Exercise prompt — Set the listing down again in full, word for word, with the pictures left out.
———
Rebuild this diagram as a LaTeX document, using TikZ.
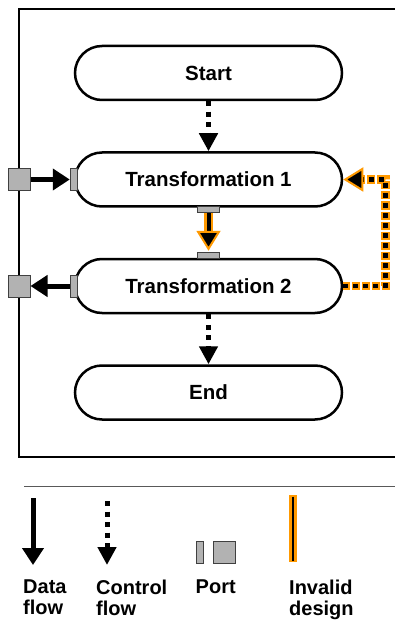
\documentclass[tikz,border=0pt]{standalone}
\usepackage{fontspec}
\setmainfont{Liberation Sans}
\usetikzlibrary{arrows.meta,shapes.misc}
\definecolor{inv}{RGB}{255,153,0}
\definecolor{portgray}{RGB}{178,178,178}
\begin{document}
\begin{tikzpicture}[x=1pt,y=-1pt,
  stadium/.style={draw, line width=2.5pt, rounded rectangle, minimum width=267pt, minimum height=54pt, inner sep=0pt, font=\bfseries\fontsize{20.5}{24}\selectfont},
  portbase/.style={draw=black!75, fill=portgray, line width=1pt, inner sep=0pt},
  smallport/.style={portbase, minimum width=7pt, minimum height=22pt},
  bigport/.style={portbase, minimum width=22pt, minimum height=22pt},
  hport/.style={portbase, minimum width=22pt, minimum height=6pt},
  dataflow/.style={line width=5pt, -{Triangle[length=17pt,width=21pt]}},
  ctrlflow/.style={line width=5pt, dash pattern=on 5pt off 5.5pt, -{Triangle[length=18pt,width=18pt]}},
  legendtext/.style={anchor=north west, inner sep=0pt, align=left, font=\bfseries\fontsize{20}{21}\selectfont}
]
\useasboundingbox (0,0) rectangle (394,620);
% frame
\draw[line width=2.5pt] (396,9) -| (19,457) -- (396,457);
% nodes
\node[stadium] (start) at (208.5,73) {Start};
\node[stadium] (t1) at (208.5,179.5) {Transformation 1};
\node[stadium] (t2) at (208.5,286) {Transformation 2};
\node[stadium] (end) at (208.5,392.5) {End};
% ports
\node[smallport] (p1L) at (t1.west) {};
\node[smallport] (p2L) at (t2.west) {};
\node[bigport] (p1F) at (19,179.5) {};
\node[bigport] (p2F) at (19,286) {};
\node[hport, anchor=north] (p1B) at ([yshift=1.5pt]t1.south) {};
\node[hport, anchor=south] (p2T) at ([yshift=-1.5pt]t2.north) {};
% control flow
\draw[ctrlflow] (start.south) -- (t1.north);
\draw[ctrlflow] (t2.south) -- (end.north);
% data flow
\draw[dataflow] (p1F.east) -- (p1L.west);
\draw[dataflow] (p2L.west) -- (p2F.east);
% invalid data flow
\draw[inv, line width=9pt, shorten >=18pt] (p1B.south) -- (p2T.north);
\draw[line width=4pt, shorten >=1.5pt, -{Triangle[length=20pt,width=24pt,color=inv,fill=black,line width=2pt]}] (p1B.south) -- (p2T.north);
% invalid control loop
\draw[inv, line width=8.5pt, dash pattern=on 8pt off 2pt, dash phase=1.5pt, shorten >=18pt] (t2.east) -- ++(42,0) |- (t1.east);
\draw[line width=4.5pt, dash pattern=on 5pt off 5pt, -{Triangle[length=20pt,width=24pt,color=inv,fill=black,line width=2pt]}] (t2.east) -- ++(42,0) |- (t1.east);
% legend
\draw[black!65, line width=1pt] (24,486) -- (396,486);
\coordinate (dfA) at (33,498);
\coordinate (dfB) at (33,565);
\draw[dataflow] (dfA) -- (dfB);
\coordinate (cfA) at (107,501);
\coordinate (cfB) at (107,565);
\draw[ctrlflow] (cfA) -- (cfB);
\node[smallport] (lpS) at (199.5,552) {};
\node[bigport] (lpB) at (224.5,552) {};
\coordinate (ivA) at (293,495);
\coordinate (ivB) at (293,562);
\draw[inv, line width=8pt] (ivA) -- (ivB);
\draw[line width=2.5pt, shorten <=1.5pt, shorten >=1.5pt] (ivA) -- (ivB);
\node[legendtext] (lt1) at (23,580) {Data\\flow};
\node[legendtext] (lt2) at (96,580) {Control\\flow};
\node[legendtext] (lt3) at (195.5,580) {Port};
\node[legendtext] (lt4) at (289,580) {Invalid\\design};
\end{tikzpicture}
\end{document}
———
Final result —
Rebuild this diagram as a LaTeX document, using TikZ.
\documentclass[tikz,border=0pt]{standalone}
\usepackage{fontspec}
\setmainfont{Liberation Sans}
\usetikzlibrary{arrows.meta,shapes.misc}
\definecolor{inv}{RGB}{255,153,0}
\definecolor{portgray}{RGB}{178,178,178}
\begin{document}
\begin{tikzpicture}[x=1pt,y=-1pt,
  stadium/.style={draw, line width=2.5pt, rounded rectangle, minimum width=267pt, minimum height=54pt, inner sep=0pt, font=\bfseries\fontsize{20.5}{24}\selectfont},
  portbase/.style={draw=black!75, fill=portgray, line width=1pt, inner sep=0pt},
  smallport/.style={portbase, minimum width=7pt, minimum height=22pt},
  bigport/.style={portbase, minimum width=22pt, minimum height=22pt},
  hport/.style={portbase, minimum width=22pt, minimum height=6pt},
  dataflow/.style={line width=5pt, -{Triangle[length=17pt,width=21pt]}},
  ctrlflow/.style={line width=5pt, dash pattern=on 5pt off 5.5pt, -{Triangle[length=18pt,width=18pt]}},
  legendtext/.style={anchor=north west, inner sep=0pt, align=left, font=\bfseries\fontsize{20}{21}\selectfont}
]
\useasboundingbox (0,0) rectangle (394,620);
% frame
\draw[line width=2.5pt] (396,9) -| (19,457) -- (396,457);
% nodes
\node[stadium] (start) at (208.5,73) {Start};
\node[stadium] (t1) at (208.5,179.5) {Transformation 1};
\node[stadium] (t2) at (208.5,286) {Transformation 2};
\node[stadium] (end) at (208.5,392.5) {End};
% ports
\node[smallport] (p1L) at (t1.west) {};
\node[smallport] (p2L) at (t2.west) {};
\node[bigport] (p1F) at (19,179.5) {};
\node[bigport] (p2F) at (19,286) {};
\node[hport, anchor=north] (p1B) at ([yshift=1.5pt]t1.south) {};
\node[hport, anchor=south] (p2T) at ([yshift=-1.5pt]t2.north) {};
% control flow
\draw[ctrlflow] (start.south) -- (t1.north);
\draw[ctrlflow] (t2.south) -- (end.north);
% data flow
\draw[dataflow] (p1F.east) -- (p1L.west);
\draw[dataflow] (p2L.west) -- (p2F.east);
% invalid data flow
\draw[inv, line width=9pt, shorten >=18pt] (p1B.south) -- (p2T.north);
\draw[line width=4pt, shorten >=1.5pt, -{Triangle[length=20pt,width=24pt,color=inv,fill=black,line width=2pt]}] (p1B.south) -- (p2T.north);
% invalid control loop
\draw[inv, line width=8.5pt, dash pattern=on 8pt off 2pt, dash phase=1.5pt, shorten >=18pt] (t2.east) -- ++(42,0) |- (t1.east);
\draw[line width=4.5pt, dash pattern=on 5pt off 5pt, -{Triangle[length=20pt,width=24pt,color=inv,fill=black,line width=2pt]}] (t2.east) -- ++(42,0) |- (t1.east);
% legend
\draw[black!65, line width=1pt] (24,486) -- (396,486);
\coordinate (dfA) at (33,498);
\coordinate (dfB) at (33,565);
\draw[dataflow] (dfA) -- (dfB);
\coordinate (cfA) at (107,501);
\coordinate (cfB) at (107,565);
\draw[ctrlflow] (cfA) -- (cfB);
\node[smallport] (lpS) at (199.5,552) {};
\node[bigport] (lpB) at (224.5,552) {};
\coordinate (ivA) at (293,495);
\coordinate (ivB) at (293,562);
\draw[inv, line width=8pt] (ivA) -- (ivB);
\draw[line width=2.5pt, shorten <=1.5pt, shorten >=1.5pt] (ivA) -- (ivB);
\node[legendtext] (lt1) at (23,580) {Data\\flow};
\node[legendtext] (lt2) at (96,580) {Control\\flow};
\node[legendtext] (lt3) at (195.5,580) {Port};
\node[legendtext] (lt4) at (289,580) {Invalid\\design};
\end{tikzpicture}
\end{document}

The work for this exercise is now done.